• _Entries_:
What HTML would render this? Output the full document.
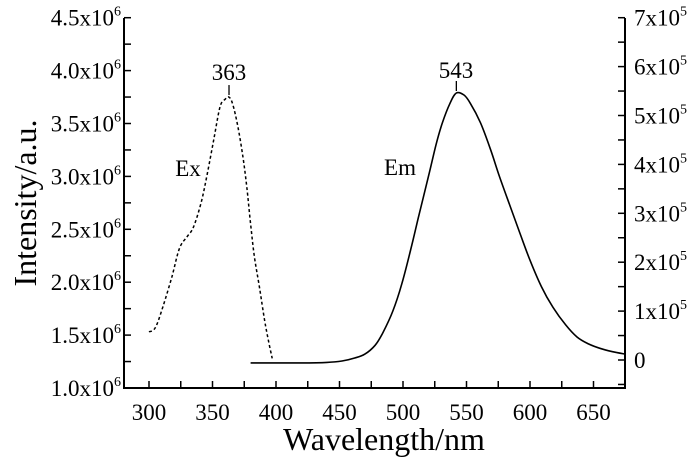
<!DOCTYPE html>
<html><head><meta charset="utf-8"><style>
body{margin:0;background:#fff}
svg{display:block;font-family:"Liberation Serif",serif}
</style></head><body>
<svg id="c" width="700" height="462" viewBox="0 0 700 462"></svg>
<script>
const xTicks=[300,350,400,450,500,550,600,650];
const leftTicks=[1.0,1.5,2.0,2.5,3.0,3.5,4.0,4.5];
const rightTicks=[0,1,2,3,4,5,6,7];
const exW=[300,305,311,318,324,330,335,341,346,351,356,360,363,366,370,374,377,380,383,387,391,394,397];
const exV=[1.53,1.57,1.77,2.05,2.32,2.43,2.52,2.75,3.03,3.35,3.66,3.73,3.75,3.68,3.47,3.18,2.9,2.55,2.24,1.95,1.64,1.45,1.28];
const emW=[380,400,420,440,452,462,470,478,484,492,499,506,512,520,526,531,537,542,548,553,561,569,576,584,592,600,609,618,628,637,646,655,665,675];
const emV=[-0.06,-0.06,-0.06,-0.05,-0.02,0.04,0.12,0.3,0.55,1.0,1.55,2.25,2.9,3.75,4.4,4.85,5.25,5.46,5.42,5.25,4.85,4.3,3.75,3.17,2.6,2.04,1.5,1.08,0.72,0.47,0.33,0.24,0.17,0.12];
const NS='http://www.w3.org/2000/svg';
const svg=document.getElementById('c');
const L=124,R=625,B=388,T=18;
const X=w=>149+(w-300)*1.27;
const YL=v=>388-(v-1.0)*105.8;
const YR=v=>360-v*48.9;
function el(t,a,p){const e=document.createElementNS(NS,t);for(const k in a)e.setAttribute(k,a[k]);(p||svg).appendChild(e);return e;}
function spline(pts){let d='M'+pts[0][0].toFixed(1)+','+pts[0][1].toFixed(1);
 for(let i=0;i<pts.length-1;i++){const p0=pts[i-1]||pts[i],p1=pts[i],p2=pts[i+1],p3=pts[i+2]||p2;
  const c1=[p1[0]+(p2[0]-p0[0])/6,p1[1]+(p2[1]-p0[1])/6],c2=[p2[0]-(p3[0]-p1[0])/6,p2[1]-(p3[1]-p1[1])/6];
  d+=`C${c1[0].toFixed(1)},${c1[1].toFixed(1)} ${c2[0].toFixed(1)},${c2[1].toFixed(1)} ${p2[0].toFixed(1)},${p2[1].toFixed(1)}`;}
 return d;}
let e;
e=el('path',{d:`M${L},${T}V${B}H${R}V${T}`,fill:'none',stroke:'#000','stroke-width':2});


for(let w=275;w<=675;w+=25){if(X(w)<=L||X(w)>=R)continue;const mj=w%50===0;
 el('line',{x1:X(w),x2:X(w),y1:B,y2:B-7,stroke:'#000','stroke-width':1.5});}
xTicks.forEach(w=>{e=el('text',{x:X(w),y:B+32,'text-anchor':'middle','font-size':23});e.textContent=w;
 
 });
for(let v=1.0;v<=4.51;v+=0.25){el('line',{x1:L,x2:L+7,y1:YL(v),y2:YL(v),stroke:'#000','stroke-width':1.5});}
leftTicks.forEach(v=>{e=el('text',{x:L-3,y:YL(v)+8,'text-anchor':'end','font-size':23});
 e.innerHTML=v.toFixed(1)+'x10<tspan font-size="14" dy="-10">6</tspan>';
 
 });
for(let v=-0.5;v<=7.01;v+=0.5){el('line',{x1:R,x2:R-7,y1:YR(v),y2:YR(v),stroke:'#000','stroke-width':1.5});}
rightTicks.forEach(v=>{e=el('text',{x:R+9,y:YR(v)+8,'font-size':23});
 e.innerHTML=v===0?'0':v+'x10<tspan font-size="14" dy="-10">5</tspan>';
 
 });
e=el('path',{d:spline(exW.map((w,i)=>[X(w),YL(exV[i])])),fill:'none',stroke:'#000','stroke-width':1.5,'stroke-dasharray':'3,2.5'});


e=el('path',{d:spline(emW.map((w,i)=>[X(w),YR(emV[i])])),fill:'none',stroke:'#000','stroke-width':1.6,'stroke-linejoin':'round'});


el('line',{x1:X(363),x2:X(363),y1:YL(3.75)-2,y2:YL(3.75)-12,stroke:'#000','stroke-width':1.3});
el('line',{x1:X(542),x2:X(542),y1:YR(5.46)-2,y2:YR(5.46)-12,stroke:'#000','stroke-width':1.3});
const lab=(x,y,t,n,fs)=>{const q=el('text',{x:x,y:y,'text-anchor':'middle','font-size':fs||23});q.textContent=t;
 
 return q;};
lab(229,80,'363','ex-peak-label');
lab(456,78,'543','em-peak-label');
lab(188,176,'Ex','ex-label');
lab(400,175,'Em','em-label');
lab(384,450,'Wavelength/nm','x-axis-title',32);
e=el('text',{x:0,y:0,'text-anchor':'middle','font-size':32,transform:'translate(36,203) rotate(-90)'});
e.textContent='Intensity/a.u.';


</script>
</body></html>
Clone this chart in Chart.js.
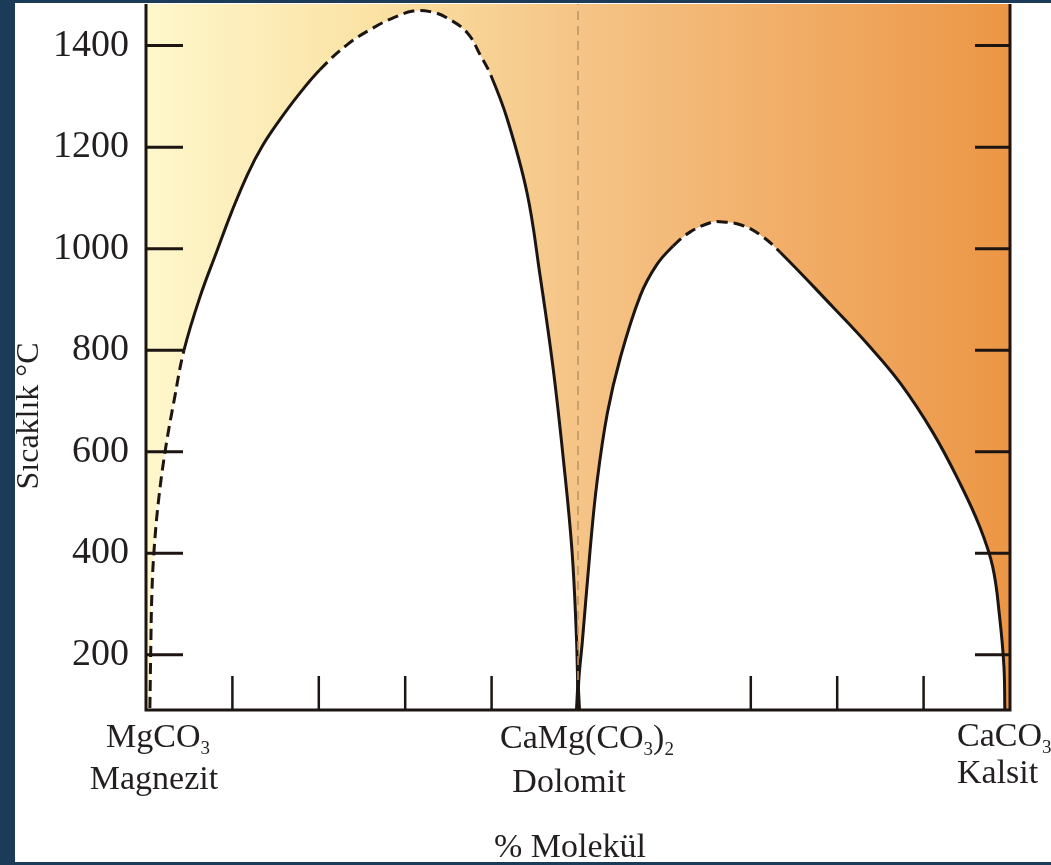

• _Task to carry out_: Transcribe the whole listing, character for character, but not its images.

• _Solution_:
What HTML would render this? Output the full document.
<!DOCTYPE html>
<html><head><meta charset="utf-8"><style>
body{margin:0;background:#fff}
svg{display:block;font-family:"Liberation Serif",serif}
</style></head><body>
<svg id="c" width="700" height="462" viewBox="0 0 700 462"></svg>
<script>
const xTicks=[300,350,400,450,500,550,600,650];
const leftTicks=[1.0,1.5,2.0,2.5,3.0,3.5,4.0,4.5];
const rightTicks=[0,1,2,3,4,5,6,7];
const exW=[300,305,311,318,324,330,335,341,346,351,356,360,363,366,370,374,377,380,383,387,391,394,397];
const exV=[1.53,1.57,1.77,2.05,2.32,2.43,2.52,2.75,3.03,3.35,3.66,3.73,3.75,3.68,3.47,3.18,2.9,2.55,2.24,1.95,1.64,1.45,1.28];
const emW=[380,400,420,440,452,462,470,478,484,492,499,506,512,520,526,531,537,542,548,553,561,569,576,584,592,600,609,618,628,637,646,655,665,675];
const emV=[-0.06,-0.06,-0.06,-0.05,-0.02,0.04,0.12,0.3,0.55,1.0,1.55,2.25,2.9,3.75,4.4,4.85,5.25,5.46,5.42,5.25,4.85,4.3,3.75,3.17,2.6,2.04,1.5,1.08,0.72,0.47,0.33,0.24,0.17,0.12];
const NS='http://www.w3.org/2000/svg';
const svg=document.getElementById('c');
const L=124,R=625,B=388,T=18;
const X=w=>149+(w-300)*1.27;
const YL=v=>388-(v-1.0)*105.8;
const YR=v=>360-v*48.9;
function el(t,a,p){const e=document.createElementNS(NS,t);for(const k in a)e.setAttribute(k,a[k]);(p||svg).appendChild(e);return e;}
function spline(pts){let d='M'+pts[0][0].toFixed(1)+','+pts[0][1].toFixed(1);
 for(let i=0;i<pts.length-1;i++){const p0=pts[i-1]||pts[i],p1=pts[i],p2=pts[i+1],p3=pts[i+2]||p2;
  const c1=[p1[0]+(p2[0]-p0[0])/6,p1[1]+(p2[1]-p0[1])/6],c2=[p2[0]-(p3[0]-p1[0])/6,p2[1]-(p3[1]-p1[1])/6];
  d+=`C${c1[0].toFixed(1)},${c1[1].toFixed(1)} ${c2[0].toFixed(1)},${c2[1].toFixed(1)} ${p2[0].toFixed(1)},${p2[1].toFixed(1)}`;}
 return d;}
let e;
e=el('path',{d:`M${L},${T}V${B}H${R}V${T}`,fill:'none',stroke:'#000','stroke-width':2});


for(let w=275;w<=675;w+=25){if(X(w)<=L||X(w)>=R)continue;const mj=w%50===0;
 el('line',{x1:X(w),x2:X(w),y1:B,y2:B-7,stroke:'#000','stroke-width':1.5});}
xTicks.forEach(w=>{e=el('text',{x:X(w),y:B+32,'text-anchor':'middle','font-size':23});e.textContent=w;
 
 });
for(let v=1.0;v<=4.51;v+=0.25){el('line',{x1:L,x2:L+7,y1:YL(v),y2:YL(v),stroke:'#000','stroke-width':1.5});}
leftTicks.forEach(v=>{e=el('text',{x:L-3,y:YL(v)+8,'text-anchor':'end','font-size':23});
 e.innerHTML=v.toFixed(1)+'x10<tspan font-size="14" dy="-10">6</tspan>';
 
 });
for(let v=-0.5;v<=7.01;v+=0.5){el('line',{x1:R,x2:R-7,y1:YR(v),y2:YR(v),stroke:'#000','stroke-width':1.5});}
rightTicks.forEach(v=>{e=el('text',{x:R+9,y:YR(v)+8,'font-size':23});
 e.innerHTML=v===0?'0':v+'x10<tspan font-size="14" dy="-10">5</tspan>';
 
 });
e=el('path',{d:spline(exW.map((w,i)=>[X(w),YL(exV[i])])),fill:'none',stroke:'#000','stroke-width':1.5,'stroke-dasharray':'3,2.5'});


e=el('path',{d:spline(emW.map((w,i)=>[X(w),YR(emV[i])])),fill:'none',stroke:'#000','stroke-width':1.6,'stroke-linejoin':'round'});


el('line',{x1:X(363),x2:X(363),y1:YL(3.75)-2,y2:YL(3.75)-12,stroke:'#000','stroke-width':1.3});
el('line',{x1:X(542),x2:X(542),y1:YR(5.46)-2,y2:YR(5.46)-12,stroke:'#000','stroke-width':1.3});
const lab=(x,y,t,n,fs)=>{const q=el('text',{x:x,y:y,'text-anchor':'middle','font-size':fs||23});q.textContent=t;
 
 return q;};
lab(229,80,'363','ex-peak-label');
lab(456,78,'543','em-peak-label');
lab(188,176,'Ex','ex-label');
lab(400,175,'Em','em-label');
lab(384,450,'Wavelength/nm','x-axis-title',32);
e=el('text',{x:0,y:0,'text-anchor':'middle','font-size':32,transform:'translate(36,203) rotate(-90)'});
e.textContent='Intensity/a.u.';


</script>
</body></html>
Clone this chart in Chart.js.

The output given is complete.